* START Information given *

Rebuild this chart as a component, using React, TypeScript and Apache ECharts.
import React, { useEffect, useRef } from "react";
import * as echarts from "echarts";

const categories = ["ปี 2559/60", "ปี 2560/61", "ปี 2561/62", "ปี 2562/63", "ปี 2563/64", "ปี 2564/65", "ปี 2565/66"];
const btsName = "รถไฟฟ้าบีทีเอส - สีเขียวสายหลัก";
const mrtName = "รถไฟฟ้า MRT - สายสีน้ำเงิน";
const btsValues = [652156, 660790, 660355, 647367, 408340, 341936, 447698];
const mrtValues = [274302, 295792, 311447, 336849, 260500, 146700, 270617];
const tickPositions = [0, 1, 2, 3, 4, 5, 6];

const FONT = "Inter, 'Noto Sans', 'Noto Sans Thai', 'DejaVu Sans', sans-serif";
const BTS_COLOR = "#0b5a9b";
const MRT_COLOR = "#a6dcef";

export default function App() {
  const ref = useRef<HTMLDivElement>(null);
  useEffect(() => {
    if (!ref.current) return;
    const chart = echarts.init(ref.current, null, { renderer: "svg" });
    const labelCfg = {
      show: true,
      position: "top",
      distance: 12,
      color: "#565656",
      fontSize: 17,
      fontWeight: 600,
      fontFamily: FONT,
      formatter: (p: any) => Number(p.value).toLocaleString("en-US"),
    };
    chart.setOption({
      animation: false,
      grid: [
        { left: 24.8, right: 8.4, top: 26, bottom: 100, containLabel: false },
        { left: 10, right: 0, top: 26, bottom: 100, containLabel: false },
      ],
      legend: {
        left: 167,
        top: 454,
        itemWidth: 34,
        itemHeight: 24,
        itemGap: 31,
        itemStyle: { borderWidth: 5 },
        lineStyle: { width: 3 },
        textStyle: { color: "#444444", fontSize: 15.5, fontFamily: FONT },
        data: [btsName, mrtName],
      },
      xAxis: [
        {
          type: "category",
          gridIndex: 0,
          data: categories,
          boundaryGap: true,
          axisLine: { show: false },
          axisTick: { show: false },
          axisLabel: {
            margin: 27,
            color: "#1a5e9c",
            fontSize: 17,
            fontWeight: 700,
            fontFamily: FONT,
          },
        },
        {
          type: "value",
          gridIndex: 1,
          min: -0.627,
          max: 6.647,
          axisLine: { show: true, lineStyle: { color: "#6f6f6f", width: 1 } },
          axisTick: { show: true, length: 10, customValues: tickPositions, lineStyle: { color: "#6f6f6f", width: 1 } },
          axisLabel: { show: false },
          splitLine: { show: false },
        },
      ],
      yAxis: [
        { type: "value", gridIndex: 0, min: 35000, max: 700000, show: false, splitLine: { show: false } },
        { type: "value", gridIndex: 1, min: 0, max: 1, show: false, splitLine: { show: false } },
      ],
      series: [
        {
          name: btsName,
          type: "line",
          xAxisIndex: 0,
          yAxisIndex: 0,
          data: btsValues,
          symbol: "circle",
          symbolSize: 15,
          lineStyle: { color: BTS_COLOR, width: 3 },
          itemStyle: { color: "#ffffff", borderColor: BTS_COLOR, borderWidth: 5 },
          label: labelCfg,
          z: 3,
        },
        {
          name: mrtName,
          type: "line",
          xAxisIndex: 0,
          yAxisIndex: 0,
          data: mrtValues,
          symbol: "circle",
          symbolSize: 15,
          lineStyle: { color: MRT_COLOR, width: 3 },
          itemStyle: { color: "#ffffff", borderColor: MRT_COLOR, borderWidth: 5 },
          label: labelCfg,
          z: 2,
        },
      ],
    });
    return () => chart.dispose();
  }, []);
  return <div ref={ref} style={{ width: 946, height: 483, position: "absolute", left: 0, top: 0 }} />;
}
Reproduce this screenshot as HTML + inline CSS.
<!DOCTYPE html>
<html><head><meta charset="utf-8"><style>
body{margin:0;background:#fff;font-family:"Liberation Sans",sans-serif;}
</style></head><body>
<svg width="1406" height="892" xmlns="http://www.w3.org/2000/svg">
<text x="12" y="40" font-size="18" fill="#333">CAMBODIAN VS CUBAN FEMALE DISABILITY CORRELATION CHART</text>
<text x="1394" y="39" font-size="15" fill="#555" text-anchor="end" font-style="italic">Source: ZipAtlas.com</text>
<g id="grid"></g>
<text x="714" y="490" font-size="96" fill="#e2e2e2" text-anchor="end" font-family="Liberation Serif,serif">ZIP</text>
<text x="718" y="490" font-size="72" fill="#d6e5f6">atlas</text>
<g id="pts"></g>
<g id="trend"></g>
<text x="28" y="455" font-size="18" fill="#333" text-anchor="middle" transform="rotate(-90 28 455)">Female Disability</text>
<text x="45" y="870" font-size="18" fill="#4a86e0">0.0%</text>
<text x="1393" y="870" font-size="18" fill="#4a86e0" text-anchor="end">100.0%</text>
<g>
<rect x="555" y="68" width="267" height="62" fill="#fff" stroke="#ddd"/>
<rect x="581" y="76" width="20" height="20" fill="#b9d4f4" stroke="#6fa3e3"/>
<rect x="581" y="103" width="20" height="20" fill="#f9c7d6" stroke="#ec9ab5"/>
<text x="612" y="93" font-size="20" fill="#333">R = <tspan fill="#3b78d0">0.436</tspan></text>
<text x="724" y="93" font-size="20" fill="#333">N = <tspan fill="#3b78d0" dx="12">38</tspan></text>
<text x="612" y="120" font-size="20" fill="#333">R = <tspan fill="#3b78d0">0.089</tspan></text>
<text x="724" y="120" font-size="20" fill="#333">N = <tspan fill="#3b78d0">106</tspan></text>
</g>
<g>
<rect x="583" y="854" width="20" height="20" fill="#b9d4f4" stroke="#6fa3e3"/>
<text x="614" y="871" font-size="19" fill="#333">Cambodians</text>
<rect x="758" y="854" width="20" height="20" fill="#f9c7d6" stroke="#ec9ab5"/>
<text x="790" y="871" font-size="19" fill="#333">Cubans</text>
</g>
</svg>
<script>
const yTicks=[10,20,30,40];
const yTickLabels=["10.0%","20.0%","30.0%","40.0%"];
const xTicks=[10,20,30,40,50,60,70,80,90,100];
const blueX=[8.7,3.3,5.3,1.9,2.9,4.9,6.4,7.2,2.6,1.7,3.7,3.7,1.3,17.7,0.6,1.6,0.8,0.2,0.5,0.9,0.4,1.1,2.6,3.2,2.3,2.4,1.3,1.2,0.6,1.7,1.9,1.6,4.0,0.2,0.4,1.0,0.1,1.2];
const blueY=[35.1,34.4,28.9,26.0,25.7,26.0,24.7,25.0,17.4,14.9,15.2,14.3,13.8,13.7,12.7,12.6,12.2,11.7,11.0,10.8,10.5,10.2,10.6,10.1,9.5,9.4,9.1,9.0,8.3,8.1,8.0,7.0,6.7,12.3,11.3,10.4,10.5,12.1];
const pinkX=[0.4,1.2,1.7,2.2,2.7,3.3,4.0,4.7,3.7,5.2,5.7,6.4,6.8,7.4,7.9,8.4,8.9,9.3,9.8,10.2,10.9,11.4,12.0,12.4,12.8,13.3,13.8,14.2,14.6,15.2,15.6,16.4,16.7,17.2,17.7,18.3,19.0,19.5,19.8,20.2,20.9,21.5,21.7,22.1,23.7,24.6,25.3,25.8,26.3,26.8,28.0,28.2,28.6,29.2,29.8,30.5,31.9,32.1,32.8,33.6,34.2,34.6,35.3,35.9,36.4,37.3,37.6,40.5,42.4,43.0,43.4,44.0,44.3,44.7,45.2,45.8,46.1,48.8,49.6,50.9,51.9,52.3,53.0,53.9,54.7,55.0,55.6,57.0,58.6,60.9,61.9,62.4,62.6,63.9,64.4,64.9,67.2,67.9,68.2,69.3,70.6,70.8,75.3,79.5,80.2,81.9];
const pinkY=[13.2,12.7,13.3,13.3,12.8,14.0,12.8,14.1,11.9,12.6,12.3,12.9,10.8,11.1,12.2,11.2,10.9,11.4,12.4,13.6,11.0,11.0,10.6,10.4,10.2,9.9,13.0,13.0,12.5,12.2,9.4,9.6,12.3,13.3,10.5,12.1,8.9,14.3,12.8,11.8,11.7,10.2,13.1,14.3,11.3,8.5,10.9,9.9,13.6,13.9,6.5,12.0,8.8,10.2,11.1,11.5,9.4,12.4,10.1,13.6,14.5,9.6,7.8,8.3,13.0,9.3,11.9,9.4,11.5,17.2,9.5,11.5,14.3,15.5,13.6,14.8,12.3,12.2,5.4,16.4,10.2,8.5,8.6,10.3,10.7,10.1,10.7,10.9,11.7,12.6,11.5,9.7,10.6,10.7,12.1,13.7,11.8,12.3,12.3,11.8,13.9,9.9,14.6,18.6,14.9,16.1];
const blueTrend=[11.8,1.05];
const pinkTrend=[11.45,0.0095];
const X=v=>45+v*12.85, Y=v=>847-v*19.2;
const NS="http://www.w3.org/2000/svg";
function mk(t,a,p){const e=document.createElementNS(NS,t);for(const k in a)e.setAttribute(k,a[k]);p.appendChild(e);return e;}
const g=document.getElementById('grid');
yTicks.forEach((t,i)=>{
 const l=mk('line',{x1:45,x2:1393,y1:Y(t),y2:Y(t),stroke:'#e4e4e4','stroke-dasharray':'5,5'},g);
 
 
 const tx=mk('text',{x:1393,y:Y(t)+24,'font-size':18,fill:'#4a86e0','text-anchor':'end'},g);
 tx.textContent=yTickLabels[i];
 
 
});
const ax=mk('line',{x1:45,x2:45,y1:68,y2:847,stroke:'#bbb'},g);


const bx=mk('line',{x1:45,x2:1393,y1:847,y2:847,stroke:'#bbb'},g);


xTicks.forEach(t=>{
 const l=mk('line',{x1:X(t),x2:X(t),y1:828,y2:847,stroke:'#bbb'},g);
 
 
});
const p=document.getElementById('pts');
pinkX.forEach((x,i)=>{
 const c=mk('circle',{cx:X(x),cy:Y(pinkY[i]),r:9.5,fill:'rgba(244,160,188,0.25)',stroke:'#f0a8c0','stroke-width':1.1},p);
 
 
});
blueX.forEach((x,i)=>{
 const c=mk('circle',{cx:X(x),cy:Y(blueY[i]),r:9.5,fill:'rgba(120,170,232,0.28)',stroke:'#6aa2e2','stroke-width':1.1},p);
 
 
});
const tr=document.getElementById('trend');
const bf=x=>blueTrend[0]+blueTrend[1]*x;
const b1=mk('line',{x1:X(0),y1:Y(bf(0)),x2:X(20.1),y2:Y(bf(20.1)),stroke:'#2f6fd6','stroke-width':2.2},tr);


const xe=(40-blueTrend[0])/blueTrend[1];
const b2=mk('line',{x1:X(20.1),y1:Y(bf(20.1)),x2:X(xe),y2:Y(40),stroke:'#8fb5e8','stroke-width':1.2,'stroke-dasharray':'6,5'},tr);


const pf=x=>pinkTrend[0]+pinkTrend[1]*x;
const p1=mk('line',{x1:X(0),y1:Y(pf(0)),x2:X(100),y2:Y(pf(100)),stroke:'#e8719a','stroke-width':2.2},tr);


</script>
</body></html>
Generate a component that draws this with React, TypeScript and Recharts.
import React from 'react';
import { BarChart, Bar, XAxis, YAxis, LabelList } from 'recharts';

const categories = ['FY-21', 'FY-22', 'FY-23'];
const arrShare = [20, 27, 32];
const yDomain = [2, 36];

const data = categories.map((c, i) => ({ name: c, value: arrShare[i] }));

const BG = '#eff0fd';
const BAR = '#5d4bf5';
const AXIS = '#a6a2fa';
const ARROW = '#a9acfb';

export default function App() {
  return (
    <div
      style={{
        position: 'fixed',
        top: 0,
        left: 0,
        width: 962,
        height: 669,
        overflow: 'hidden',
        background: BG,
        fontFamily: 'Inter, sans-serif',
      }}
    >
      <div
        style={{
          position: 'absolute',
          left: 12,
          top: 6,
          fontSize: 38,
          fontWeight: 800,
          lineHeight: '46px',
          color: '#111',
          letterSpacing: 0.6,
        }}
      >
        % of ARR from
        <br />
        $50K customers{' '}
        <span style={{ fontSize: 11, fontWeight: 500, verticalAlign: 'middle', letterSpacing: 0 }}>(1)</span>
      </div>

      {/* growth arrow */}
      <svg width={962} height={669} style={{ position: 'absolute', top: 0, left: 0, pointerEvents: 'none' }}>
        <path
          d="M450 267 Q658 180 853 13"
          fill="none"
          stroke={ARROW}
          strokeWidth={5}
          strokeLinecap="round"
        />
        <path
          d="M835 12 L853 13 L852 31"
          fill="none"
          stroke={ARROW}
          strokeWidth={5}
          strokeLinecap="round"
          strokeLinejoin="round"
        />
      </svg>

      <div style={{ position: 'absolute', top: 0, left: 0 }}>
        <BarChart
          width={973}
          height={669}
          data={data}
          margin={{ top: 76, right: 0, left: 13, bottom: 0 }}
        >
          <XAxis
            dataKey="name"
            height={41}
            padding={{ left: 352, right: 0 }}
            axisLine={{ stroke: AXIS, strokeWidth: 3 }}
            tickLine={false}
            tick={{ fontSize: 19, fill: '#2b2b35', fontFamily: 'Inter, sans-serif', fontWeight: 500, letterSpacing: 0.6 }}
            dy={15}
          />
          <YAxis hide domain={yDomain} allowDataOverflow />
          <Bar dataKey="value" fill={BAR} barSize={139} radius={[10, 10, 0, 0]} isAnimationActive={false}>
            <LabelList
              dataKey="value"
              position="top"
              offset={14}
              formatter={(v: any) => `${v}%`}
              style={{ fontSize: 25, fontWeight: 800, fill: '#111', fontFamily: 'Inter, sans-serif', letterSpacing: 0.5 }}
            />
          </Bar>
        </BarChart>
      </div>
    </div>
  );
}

* END Information given *

> _Challenge_: The lines to extract from the data above begin with the line containing "Generate a component" and end with the line containing "const ARROW = '#a9acfb';". Extract them exactly, including both.

> _Result for this exercise_:
Generate a component that draws this with React, TypeScript and Recharts.
import React from 'react';
import { BarChart, Bar, XAxis, YAxis, LabelList } from 'recharts';

const categories = ['FY-21', 'FY-22', 'FY-23'];
const arrShare = [20, 27, 32];
const yDomain = [2, 36];

const data = categories.map((c, i) => ({ name: c, value: arrShare[i] }));

const BG = '#eff0fd';
const BAR = '#5d4bf5';
const AXIS = '#a6a2fa';
const ARROW = '#a9acfb';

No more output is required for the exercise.